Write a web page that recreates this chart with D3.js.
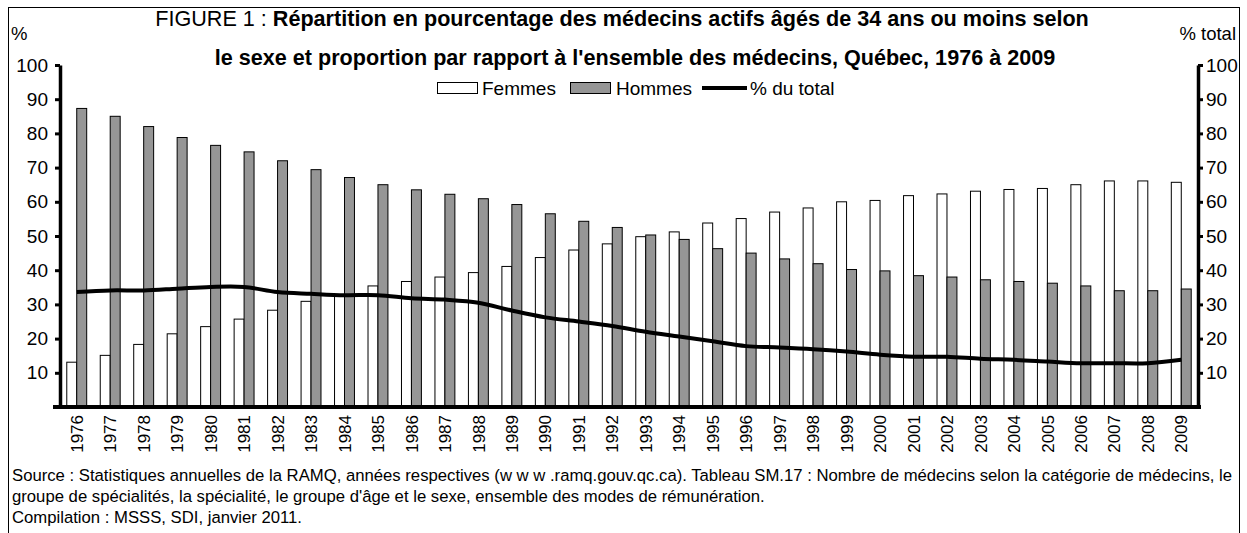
<!DOCTYPE html>
<html>
<head>
<meta charset="utf-8">
<script src="https://cdn.jsdelivr.net/npm/d3@7"></script>
<style>
body{margin:0;background:#fff;}
text{font-family:"Liberation Sans",Arial,sans-serif;fill:#000;}
</style>
</head>
<body>
<script>
// data
var years = ["1976","1977","1978","1979","1980","1981","1982","1983","1984","1985","1986","1987","1988","1989","1990","1991","1992","1993","1994","1995","1996","1997","1998","1999","2000","2001","2002","2003","2004","2005","2006","2007","2008","2009"];
var femmes = [13.1,15.1,18.3,21.4,23.5,25.7,28.3,30.9,32.6,35.4,36.7,38.0,39.3,41.1,43.7,45.9,47.7,49.8,51.2,53.8,55.1,57.0,58.2,60.0,60.4,61.8,62.3,63.1,63.6,63.9,65.0,66.1,66.1,65.7];
var hommes = [87.3,85.0,82.0,78.8,76.5,74.6,72.0,69.4,67.1,65.0,63.5,62.2,60.9,59.2,56.5,54.3,52.5,50.3,49.0,46.3,45.0,43.3,41.9,40.2,39.8,38.4,38.0,37.2,36.7,36.2,35.4,34.0,34.0,34.5];
var total = [33.6,34.1,34.1,34.6,35.1,35.1,33.6,33.1,32.7,32.7,31.8,31.4,30.5,28.2,26.2,25.0,23.7,22.0,20.6,19.2,17.8,17.4,16.9,16.2,15.3,14.7,14.7,14.1,13.8,13.3,12.8,12.8,12.8,13.8];
var yTicks = [10,20,30,40,50,60,70,80,90,100];
var sourceLines = [
  "Source : Statistiques annuelles de la RAMQ, années respectives (w w w .ramq.gouv.qc.ca). Tableau SM.17 : Nombre de médecins selon la catégorie de médecins, le",
  "groupe de spécialités, la spécialité, le groupe d'âge et le sexe, ensemble des modes de rémunération.",
  "Compilation : MSSS, SDI, janvier 2011."
];

var w = 1247, h = 533;
var mLeft = 60, mRight = 1198, mTop = 65, mBottom = 407;

var svg = d3.select("body").append("svg")
  .attr("width", w)
  .attr("height", h);

// frame
svg.append("rect")
  .attr("x", 8.5).attr("y", 7.5)
  .attr("width", 1231).attr("height", 540)
  .attr("fill", "none").attr("stroke", "#000").attr("stroke-width", 1);

var x = d3.scaleBand().domain(years).range([mLeft, mRight]);
var x1 = d3.scaleBand().domain(["F","H"]).range([0, x.bandwidth()]).paddingOuter(0.68);
var y = d3.scaleLinear().domain([0, 100]).range([mBottom, mTop]);

// bars
var g = svg.append("g");
g.selectAll("rect.f")
  .data(femmes)
  .enter()
  .append("rect")
  .attr("class", "f")
  .attr("x", function(d, i){ return x(years[i]) + x1("F"); })
  .attr("y", function(d){ return y(d); })
  .attr("width", x1.bandwidth())
  .attr("height", function(d){ return y(0) - y(d); })
  .attr("fill", "#fff")
  .attr("stroke", "#000");

g.selectAll("rect.h")
  .data(hommes)
  .enter()
  .append("rect")
  .attr("class", "h")
  .attr("x", function(d, i){ return x(years[i]) + x1("H"); })
  .attr("y", function(d){ return y(d); })
  .attr("width", x1.bandwidth())
  .attr("height", function(d){ return y(0) - y(d); })
  .attr("fill", "#969696")
  .attr("stroke", "#000");

// % du total line (same 0-100 scale on the right)
var line = d3.line()
  .x(function(d, i){ return x(years[i]) + x.bandwidth() / 2; })
  .y(function(d){ return y(d); })
  .curve(d3.curveCatmullRom);

svg.append("path")
  .datum(total)
  .attr("d", line)
  .attr("fill", "none")
  .attr("stroke", "#000")
  .attr("stroke-width", 4);

// axes
var leftAxis = svg.append("g")
  .attr("transform", "translate(" + mLeft + ",0)")
  .call(d3.axisLeft(y).tickValues(yTicks).tickSize(5).tickPadding(7).tickSizeOuter(0));
var rightAxis = svg.append("g")
  .attr("transform", "translate(" + mRight + ",0)")
  .call(d3.axisRight(y).tickValues(yTicks).tickSize(5).tickPadding(3).tickSizeOuter(0));

[leftAxis, rightAxis].forEach(function(a){
  a.select(".domain").attr("stroke-width", 3.5);
  a.selectAll(".tick line").attr("stroke-width", 3);
  a.selectAll(".tick text").style("font-size", "19px").style("font-family", "'Liberation Sans',Arial,sans-serif");
});

svg.append("line")
  .attr("x1", mLeft - 7).attr("x2", mRight + 3)
  .attr("y1", mBottom).attr("y2", mBottom)
  .attr("stroke", "#000").attr("stroke-width", 4);

// year labels
svg.selectAll("text.year")
  .data(years)
  .enter()
  .append("text")
  .attr("class", "year")
  .attr("transform", function(d){ return "translate(" + (x(d) + x.bandwidth() / 2) + ",415) rotate(-90)"; })
  .attr("text-anchor", "end")
  .attr("dy", "0.36em")
  .style("font-size", "17px")
  .text(function(d){ return d; });

// axis titles
svg.append("text").attr("x", 11).attr("y", 40).style("font-size", "18.5px").text("%");
svg.append("text").attr("x", 1236).attr("y", 40).attr("text-anchor", "end").style("font-size", "18.5px").text("% total");

// title
var t1 = svg.append("text").attr("x", 622).attr("y", 26).attr("text-anchor", "middle").style("font-size", "21.6px");
t1.append("tspan").text("FIGURE 1 : ");
t1.append("tspan").style("font-weight", "bold").text("Répartition en pourcentage des médecins actifs âgés de 34 ans ou moins selon");
svg.append("text").attr("x", 635).attr("y", 65).attr("text-anchor", "middle")
  .style("font-size", "21.6px").style("font-weight", "bold")
  .text("le sexe et proportion par rapport à l'ensemble des médecins, Québec, 1976 à 2009");

// legend
var lg = svg.append("g").attr("transform", "translate(0,88)");
lg.append("rect").attr("x", 437.5).attr("y", -5.5).attr("width", 40).attr("height", 11).attr("fill", "#fff").attr("stroke", "#000");
lg.append("text").attr("x", 482).attr("y", 7).style("font-size", "19px").text("Femmes");
lg.append("rect").attr("x", 570.5).attr("y", -5.5).attr("width", 40).attr("height", 11).attr("fill", "#969696").attr("stroke", "#000");
lg.append("text").attr("x", 616).attr("y", 7).style("font-size", "19px").text("Hommes");
lg.append("line").attr("x1", 702).attr("x2", 747).attr("y1", 0).attr("y2", 0).attr("stroke", "#000").attr("stroke-width", 4);
lg.append("text").attr("x", 750).attr("y", 7).style("font-size", "19px").text("% du total");

// source
svg.selectAll("text.src")
  .data(sourceLines)
  .enter()
  .append("text")
  .attr("class", "src")
  .attr("x", 12)
  .attr("y", function(d, i){ return 481 + i * 21; })
  .style("font-size", "16.7px")
  .text(function(d){ return d; });
</script>
</body>
</html>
====
Aim => Take the listing above and restate it word for word, without its pictures.

Response to this task =>
Write a web page that recreates this chart with D3.js.
<!DOCTYPE html>
<html>
<head>
<meta charset="utf-8">
<script src="https://cdn.jsdelivr.net/npm/d3@7"></script>
<style>
body{margin:0;background:#fff;}
text{font-family:"Liberation Sans",Arial,sans-serif;fill:#000;}
</style>
</head>
<body>
<script>
// data
var years = ["1976","1977","1978","1979","1980","1981","1982","1983","1984","1985","1986","1987","1988","1989","1990","1991","1992","1993","1994","1995","1996","1997","1998","1999","2000","2001","2002","2003","2004","2005","2006","2007","2008","2009"];
var femmes = [13.1,15.1,18.3,21.4,23.5,25.7,28.3,30.9,32.6,35.4,36.7,38.0,39.3,41.1,43.7,45.9,47.7,49.8,51.2,53.8,55.1,57.0,58.2,60.0,60.4,61.8,62.3,63.1,63.6,63.9,65.0,66.1,66.1,65.7];
var hommes = [87.3,85.0,82.0,78.8,76.5,74.6,72.0,69.4,67.1,65.0,63.5,62.2,60.9,59.2,56.5,54.3,52.5,50.3,49.0,46.3,45.0,43.3,41.9,40.2,39.8,38.4,38.0,37.2,36.7,36.2,35.4,34.0,34.0,34.5];
var total = [33.6,34.1,34.1,34.6,35.1,35.1,33.6,33.1,32.7,32.7,31.8,31.4,30.5,28.2,26.2,25.0,23.7,22.0,20.6,19.2,17.8,17.4,16.9,16.2,15.3,14.7,14.7,14.1,13.8,13.3,12.8,12.8,12.8,13.8];
var yTicks = [10,20,30,40,50,60,70,80,90,100];
var sourceLines = [
  "Source : Statistiques annuelles de la RAMQ, années respectives (w w w .ramq.gouv.qc.ca). Tableau SM.17 : Nombre de médecins selon la catégorie de médecins, le",
  "groupe de spécialités, la spécialité, le groupe d'âge et le sexe, ensemble des modes de rémunération.",
  "Compilation : MSSS, SDI, janvier 2011."
];

var w = 1247, h = 533;
var mLeft = 60, mRight = 1198, mTop = 65, mBottom = 407;

var svg = d3.select("body").append("svg")
  .attr("width", w)
  .attr("height", h);

// frame
svg.append("rect")
  .attr("x", 8.5).attr("y", 7.5)
  .attr("width", 1231).attr("height", 540)
  .attr("fill", "none").attr("stroke", "#000").attr("stroke-width", 1);

var x = d3.scaleBand().domain(years).range([mLeft, mRight]);
var x1 = d3.scaleBand().domain(["F","H"]).range([0, x.bandwidth()]).paddingOuter(0.68);
var y = d3.scaleLinear().domain([0, 100]).range([mBottom, mTop]);

// bars
var g = svg.append("g");
g.selectAll("rect.f")
  .data(femmes)
  .enter()
  .append("rect")
  .attr("class", "f")
  .attr("x", function(d, i){ return x(years[i]) + x1("F"); })
  .attr("y", function(d){ return y(d); })
  .attr("width", x1.bandwidth())
  .attr("height", function(d){ return y(0) - y(d); })
  .attr("fill", "#fff")
  .attr("stroke", "#000");

g.selectAll("rect.h")
  .data(hommes)
  .enter()
  .append("rect")
  .attr("class", "h")
  .attr("x", function(d, i){ return x(years[i]) + x1("H"); })
  .attr("y", function(d){ return y(d); })
  .attr("width", x1.bandwidth())
  .attr("height", function(d){ return y(0) - y(d); })
  .attr("fill", "#969696")
  .attr("stroke", "#000");

// % du total line (same 0-100 scale on the right)
var line = d3.line()
  .x(function(d, i){ return x(years[i]) + x.bandwidth() / 2; })
  .y(function(d){ return y(d); })
  .curve(d3.curveCatmullRom);

svg.append("path")
  .datum(total)
  .attr("d", line)
  .attr("fill", "none")
  .attr("stroke", "#000")
  .attr("stroke-width", 4);

// axes
var leftAxis = svg.append("g")
  .attr("transform", "translate(" + mLeft + ",0)")
  .call(d3.axisLeft(y).tickValues(yTicks).tickSize(5).tickPadding(7).tickSizeOuter(0));
var rightAxis = svg.append("g")
  .attr("transform", "translate(" + mRight + ",0)")
  .call(d3.axisRight(y).tickValues(yTicks).tickSize(5).tickPadding(3).tickSizeOuter(0));

[leftAxis, rightAxis].forEach(function(a){
  a.select(".domain").attr("stroke-width", 3.5);
  a.selectAll(".tick line").attr("stroke-width", 3);
  a.selectAll(".tick text").style("font-size", "19px").style("font-family", "'Liberation Sans',Arial,sans-serif");
});

svg.append("line")
  .attr("x1", mLeft - 7).attr("x2", mRight + 3)
  .attr("y1", mBottom).attr("y2", mBottom)
  .attr("stroke", "#000").attr("stroke-width", 4);

// year labels
svg.selectAll("text.year")
  .data(years)
  .enter()
  .append("text")
  .attr("class", "year")
  .attr("transform", function(d){ return "translate(" + (x(d) + x.bandwidth() / 2) + ",415) rotate(-90)"; })
  .attr("text-anchor", "end")
  .attr("dy", "0.36em")
  .style("font-size", "17px")
  .text(function(d){ return d; });

// axis titles
svg.append("text").attr("x", 11).attr("y", 40).style("font-size", "18.5px").text("%");
svg.append("text").attr("x", 1236).attr("y", 40).attr("text-anchor", "end").style("font-size", "18.5px").text("% total");

// title
var t1 = svg.append("text").attr("x", 622).attr("y", 26).attr("text-anchor", "middle").style("font-size", "21.6px");
t1.append("tspan").text("FIGURE 1 : ");
t1.append("tspan").style("font-weight", "bold").text("Répartition en pourcentage des médecins actifs âgés de 34 ans ou moins selon");
svg.append("text").attr("x", 635).attr("y", 65).attr("text-anchor", "middle")
  .style("font-size", "21.6px").style("font-weight", "bold")
  .text("le sexe et proportion par rapport à l'ensemble des médecins, Québec, 1976 à 2009");

// legend
var lg = svg.append("g").attr("transform", "translate(0,88)");
lg.append("rect").attr("x", 437.5).attr("y", -5.5).attr("width", 40).attr("height", 11).attr("fill", "#fff").attr("stroke", "#000");
lg.append("text").attr("x", 482).attr("y", 7).style("font-size", "19px").text("Femmes");
lg.append("rect").attr("x", 570.5).attr("y", -5.5).attr("width", 40).attr("height", 11).attr("fill", "#969696").attr("stroke", "#000");
lg.append("text").attr("x", 616).attr("y", 7).style("font-size", "19px").text("Hommes");
lg.append("line").attr("x1", 702).attr("x2", 747).attr("y1", 0).attr("y2", 0).attr("stroke", "#000").attr("stroke-width", 4);
lg.append("text").attr("x", 750).attr("y", 7).style("font-size", "19px").text("% du total");

// source
svg.selectAll("text.src")
  .data(sourceLines)
  .enter()
  .append("text")
  .attr("class", "src")
  .attr("x", 12)
  .attr("y", function(d, i){ return 481 + i * 21; })
  .style("font-size", "16.7px")
  .text(function(d){ return d; });
</script>
</body>
</html>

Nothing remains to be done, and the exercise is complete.